The study reveals that negotiated health plan and pharmacy benefit manger rebates and fees have nearly doubled just since 2013, while drug makers realize a smaller percentage year after year of the average drug's list price. (Also see "Pharma's Middlemen Get Fatter: PBM, Health Plan Rebates Near $58bn" - Scrip, 19 Jan, 2017.)

The report attempts to clarify what exactly happens with drug expenditures with a pair of metrics:

  • initial gross drug expenditures, or the sum of payments for pharmaceuticals made by patients and health plans at the point of sale, prior to any discount, rebate or fee provided by the manufacturer, and
  • net drug expenditures, the actual, final cost of medicines after deducting the cost concessions that ostensibly reduce costs for patients and payers.

In 2015, brand name manufacturers realized only 39% of initial gross drug expenditures, the report notes.

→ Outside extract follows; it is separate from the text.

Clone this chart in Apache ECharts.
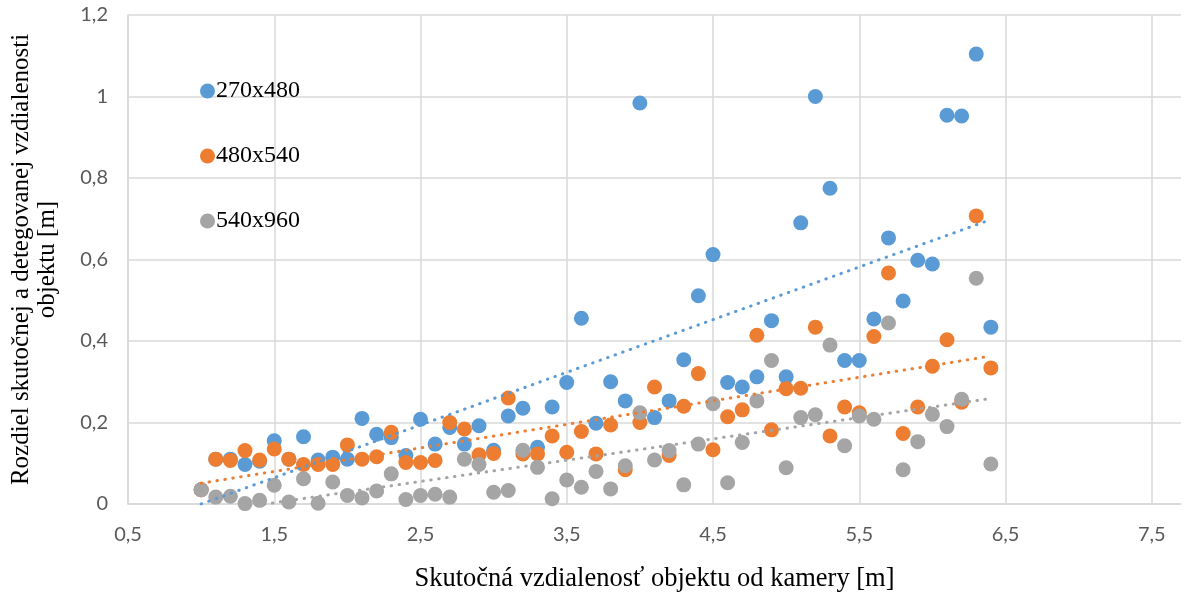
<!DOCTYPE html>
<html>
<head>
<meta charset="utf-8">
<script src="https://cdn.jsdelivr.net/npm/echarts@6/dist/echarts.min.js"></script>
<style>
html,body{margin:0;padding:0;background:#fff;}
#chart{width:1186px;height:598px;}
</style>
</head>
<body>
<div id="chart"></div>
<script>
// Distances [m]
var xValues = [1.0,1.1,1.2,1.3,1.4,1.5,1.6,1.7,1.8,1.9,
               2.0,2.1,2.2,2.3,2.4,2.5,2.6,2.7,2.8,2.9,
               3.0,3.1,3.2,3.3,3.4,3.5,3.6,3.7,3.8,3.9,
               4.0,4.1,4.2,4.3,4.4,4.5,4.6,4.7,4.8,4.9,
               5.0,5.1,5.2,5.3,5.4,5.5,5.6,5.7,5.8,5.9,
               6.0,6.1,6.2,6.3,6.4];
var seriesNames = ['270x480','480x540','540x960'];
var values270x480 = [0.035,0.11,0.11,0.097,0.105,0.155,0.11,0.165,0.108,0.115,
                     0.11,0.21,0.171,0.163,0.119,0.208,0.147,0.188,0.147,0.192,
                     0.132,0.216,0.235,0.139,0.238,0.298,0.456,0.198,0.3,0.253,
                     0.984,0.212,0.253,0.354,0.511,0.612,0.298,0.287,0.312,0.45,
                     0.312,0.69,1.0,0.775,0.352,0.352,0.454,0.653,0.498,0.598,
                     0.589,0.954,0.952,1.104,0.434];
var values480x540 = [0.035,0.11,0.107,0.131,0.108,0.135,0.11,0.097,0.097,0.097,
                     0.145,0.11,0.116,0.176,0.102,0.102,0.107,0.2,0.184,0.121,
                     0.124,0.26,0.123,0.123,0.167,0.127,0.178,0.123,0.194,0.084,
                     0.2,0.287,0.119,0.24,0.32,0.133,0.214,0.231,0.414,0.182,
                     0.283,0.284,0.434,0.167,0.238,0.224,0.411,0.567,0.173,0.238,
                     0.338,0.403,0.25,0.707,0.334];
var values540x960 = [0.035,0.017,0.019,0.001,0.009,0.046,0.005,0.062,0.002,0.054,
                     0.021,0.015,0.032,0.074,0.011,0.021,0.024,0.017,0.11,0.097,
                     0.029,0.033,0.132,0.09,0.013,0.059,0.041,0.08,0.037,0.094,
                     0.224,0.108,0.131,0.047,0.147,0.246,0.052,0.151,0.253,0.352,
                     0.089,0.212,0.219,0.39,0.143,0.216,0.208,0.444,0.084,0.153,
                     0.22,0.19,0.257,0.554,0.098];
// Linear trend lines: value at first and last x
var trendX = [1.0, 6.4];
var trend270x480 = [0.0, 0.698];
var trend480x540 = [0.051, 0.363];
var trend540x960 = [-0.023, 0.259];

var colors = ['#5B9BD5','#ED7D31','#A5A5A5'];
var allValues = [values270x480, values480x540, values540x960];
var allTrends = [trend270x480, trend480x540, trend540x960];

function pairs(xs, ys){ return xs.map(function(x,i){ return [x, ys[i]]; }); }
function fmt(v){ return String(+(+v).toFixed(1)).replace('.', ','); }

var series = [];
seriesNames.forEach(function(name, i){
  series.push({
    name: name, type: 'scatter', symbol: 'circle', symbolSize: 15,
    itemStyle: { color: colors[i], opacity: 1 },
    z: 2 + i,
    data: pairs(xValues, allValues[i])
  });
});
seriesNames.forEach(function(name, i){
  series.push({
    name: name + ' trend', type: 'line', symbol: 'none', silent: true,
    clip: true, z: 10,
    lineStyle: { color: colors[i], width: 3, type: [0.5, 7.5], cap: 'round' },
    data: pairs(trendX, allTrends[i])
  });
});

var chart = echarts.init(document.getElementById('chart'), null, {renderer: 'canvas'});
chart.setOption({
  animation: false,
  backgroundColor: '#ffffff',
  grid: { left: 124, right: 5, top: 15, bottom: 91, containLabel: false },
  legend: {
    data: seriesNames,
    orient: 'vertical',
    left: 195, top: 73,
    icon: 'circle', itemWidth: 15, itemHeight: 15, itemGap: 39,
    textStyle: { fontFamily: 'Liberation Serif', fontSize: 24, color: '#000', padding: [0,0,0,-4], lineHeight: 26 }
  },
  xAxis: {
    type: 'value', min: 0.5, max: 7.7, interval: 1,
    name: 'Skutočná vzdialenosť objektu od kamery [m]',
    nameLocation: 'middle', nameGap: 62,
    nameTextStyle: { fontFamily: 'Liberation Serif', fontSize: 26.5, color: '#000' },
    axisLine: { show: true, lineStyle: { color: '#D9D9D9', width: 1.5 } },
    axisTick: { show: false },
    axisLabel: { formatter: fmt, color: '#595959', fontFamily: 'Lato', fontSize: 20, margin: 21, showMaxLabel: false },
    splitLine: { show: true, showMaxLine: false, lineStyle: { color: '#D9D9D9', width: 1.5 } }
  },
  yAxis: {
    type: 'value', min: 0, max: 1.2, interval: 0.2,
    name: 'Rozdiel skutočnej a detegovanej vzdialenosti\nobjektu [m]',
    nameLocation: 'middle', nameGap: 68, nameRotate: 90,
    nameTextStyle: { fontFamily: 'Liberation Serif', fontSize: 25, color: '#000', lineHeight: 26 },
    axisLine: { show: true, lineStyle: { color: '#D9D9D9', width: 1.5 } },
    axisTick: { show: false },
    axisLabel: { formatter: fmt, color: '#595959', fontFamily: 'Lato', fontSize: 20, margin: 20 },
    splitLine: { show: true, lineStyle: { color: '#D9D9D9', width: 1.5 } }
  },
  series: series
});
</script>
</body>
</html>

A larger share – 42% – went to payers and other supply chain entities, with price concessions accounting for an estimated 22% of the whole and statutory and negotiated rebates comprising about 20%.

Breakdown Of Initial Gross Drug Expenditures


Source: Berkeley Research Group

The graphic above shows initial gross drug expenditures divided by entity in 2015. While brand-name pharma took the largest share of any individual stakeholder in the supply chain, generic drug makers also account for 19% of the total. Meanwhile, supply chain participants, such as insurance plans, accounted for 22%. Retrospective rebates and discounts to payers and patients comprised 17% of the total, while other rebates and fees are estimated at 3%.

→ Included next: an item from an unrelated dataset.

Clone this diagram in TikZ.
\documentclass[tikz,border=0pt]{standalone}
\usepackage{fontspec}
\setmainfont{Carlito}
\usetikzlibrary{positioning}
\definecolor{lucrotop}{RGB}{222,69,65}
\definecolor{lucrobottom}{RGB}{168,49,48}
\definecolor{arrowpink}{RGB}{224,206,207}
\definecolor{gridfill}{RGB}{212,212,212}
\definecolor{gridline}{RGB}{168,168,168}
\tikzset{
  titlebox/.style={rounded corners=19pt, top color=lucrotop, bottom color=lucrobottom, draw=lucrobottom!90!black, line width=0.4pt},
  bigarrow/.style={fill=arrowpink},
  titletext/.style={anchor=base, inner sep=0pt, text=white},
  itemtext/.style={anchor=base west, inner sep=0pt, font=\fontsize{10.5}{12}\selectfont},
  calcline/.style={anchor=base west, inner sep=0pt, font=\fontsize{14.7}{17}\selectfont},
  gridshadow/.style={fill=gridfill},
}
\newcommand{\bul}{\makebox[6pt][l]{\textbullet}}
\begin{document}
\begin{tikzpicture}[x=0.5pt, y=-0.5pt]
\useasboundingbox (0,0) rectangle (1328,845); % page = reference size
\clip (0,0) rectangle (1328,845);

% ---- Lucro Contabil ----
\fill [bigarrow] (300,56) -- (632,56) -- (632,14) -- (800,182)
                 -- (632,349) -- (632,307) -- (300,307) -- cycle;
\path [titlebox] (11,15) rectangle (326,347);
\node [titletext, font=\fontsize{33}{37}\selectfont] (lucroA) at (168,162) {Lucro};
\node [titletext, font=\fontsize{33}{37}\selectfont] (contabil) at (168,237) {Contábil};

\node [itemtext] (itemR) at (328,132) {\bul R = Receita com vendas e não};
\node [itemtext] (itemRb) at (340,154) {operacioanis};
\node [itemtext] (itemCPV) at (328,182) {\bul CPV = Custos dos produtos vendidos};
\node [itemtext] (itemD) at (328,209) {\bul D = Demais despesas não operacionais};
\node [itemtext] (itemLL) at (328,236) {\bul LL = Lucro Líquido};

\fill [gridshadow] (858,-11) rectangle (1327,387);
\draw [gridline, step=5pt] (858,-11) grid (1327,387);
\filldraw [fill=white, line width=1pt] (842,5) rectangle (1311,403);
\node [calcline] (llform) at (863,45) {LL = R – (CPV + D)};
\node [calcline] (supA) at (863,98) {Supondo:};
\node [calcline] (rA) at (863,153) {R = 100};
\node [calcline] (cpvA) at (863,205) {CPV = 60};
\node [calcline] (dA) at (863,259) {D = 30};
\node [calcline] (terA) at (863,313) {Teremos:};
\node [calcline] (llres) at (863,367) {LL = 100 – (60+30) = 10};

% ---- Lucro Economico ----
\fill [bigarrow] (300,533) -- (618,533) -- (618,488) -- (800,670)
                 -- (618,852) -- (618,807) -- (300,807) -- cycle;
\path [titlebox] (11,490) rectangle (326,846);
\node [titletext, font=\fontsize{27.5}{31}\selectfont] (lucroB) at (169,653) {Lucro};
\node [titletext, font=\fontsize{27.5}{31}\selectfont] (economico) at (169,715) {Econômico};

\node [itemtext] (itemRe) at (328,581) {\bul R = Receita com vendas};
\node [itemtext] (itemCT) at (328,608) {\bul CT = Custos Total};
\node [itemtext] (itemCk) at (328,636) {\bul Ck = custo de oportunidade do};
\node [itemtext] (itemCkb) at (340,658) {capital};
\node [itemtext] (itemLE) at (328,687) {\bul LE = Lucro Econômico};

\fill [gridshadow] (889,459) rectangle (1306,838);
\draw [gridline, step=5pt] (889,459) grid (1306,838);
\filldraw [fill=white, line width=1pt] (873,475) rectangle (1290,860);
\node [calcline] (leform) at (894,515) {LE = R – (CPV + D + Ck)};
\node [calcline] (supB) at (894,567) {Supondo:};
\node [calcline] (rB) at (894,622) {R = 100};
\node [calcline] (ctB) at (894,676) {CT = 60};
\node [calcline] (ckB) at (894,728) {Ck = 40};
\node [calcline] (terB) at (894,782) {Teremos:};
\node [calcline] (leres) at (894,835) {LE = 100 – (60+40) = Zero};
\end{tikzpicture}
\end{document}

For net drug expenditures, BRG estimated an aggregate value of $469bn in the US for 2015. Of that total, brand-name manufacturers took in 47%, roughly $218.6bn, and generic firms realized 23%, approximately $107.6bn. Among non-manufacturer stakeholders, supply chain entities accounted for 27% of the net expenditure, $125.3bn, and other rebates and fees made up 4% of the total, or about $17.5bn. (See graphic below.)

Breakdown Of Net Drug Expenditures


Source: Berkeley Research Group

The report adds that its estimates are roughly in line with $310bn in net drug spending realized by brand and generic drug makers in 2015, according to analysis published by IMS Health.

Between 2013 and 2015, the researchers found that brand manufacturers’ share of gross drug expenditures declined from 41% to 39%, while the share by non-manufacturers increased from 38% to 42%. “The largest driver in this trend is the increase in retrospective rebates and discounts paid to health plans, PBMs, and government payers by brand manufacturers, which largely offset increases to drug list prices and reflects the increasingly competitive marketplace for brand drugs,” the report states.

The increasingly larger payments for market access apply both with negotiated discounts with private-sector payers and as well as mandatory discounts and fees related to government health care programs such as Medicaid and Medicare Part D, the researchers note.

"Many of these discounts are not plainly visible, leading to misperceptions about the relative share of gross and net drug expenditures realized by brand manufacturers," they conclude. "An informed discussion about pharmaceutical spending and affordability must be supported by an understanding of the role played by all entities involved in the distribution and purchase of medicines and a recognition of the discounts that lead to far lower net spending than is commonly reported based on invoice price figures."

Pfizer Inc. CEO Ian Read has already been vocal about the role rebates play in obfuscating drug pricing. (Also see "Pfizer’s Read Criticizes Rebates Amid Changing Market Dynamics" - Scrip, 1 Nov, 2016.) With the data in hand from PhRMA and US President Trump clear that he intends to take on drug pricing, expect to see more biopharma CEOs taking up this refrain.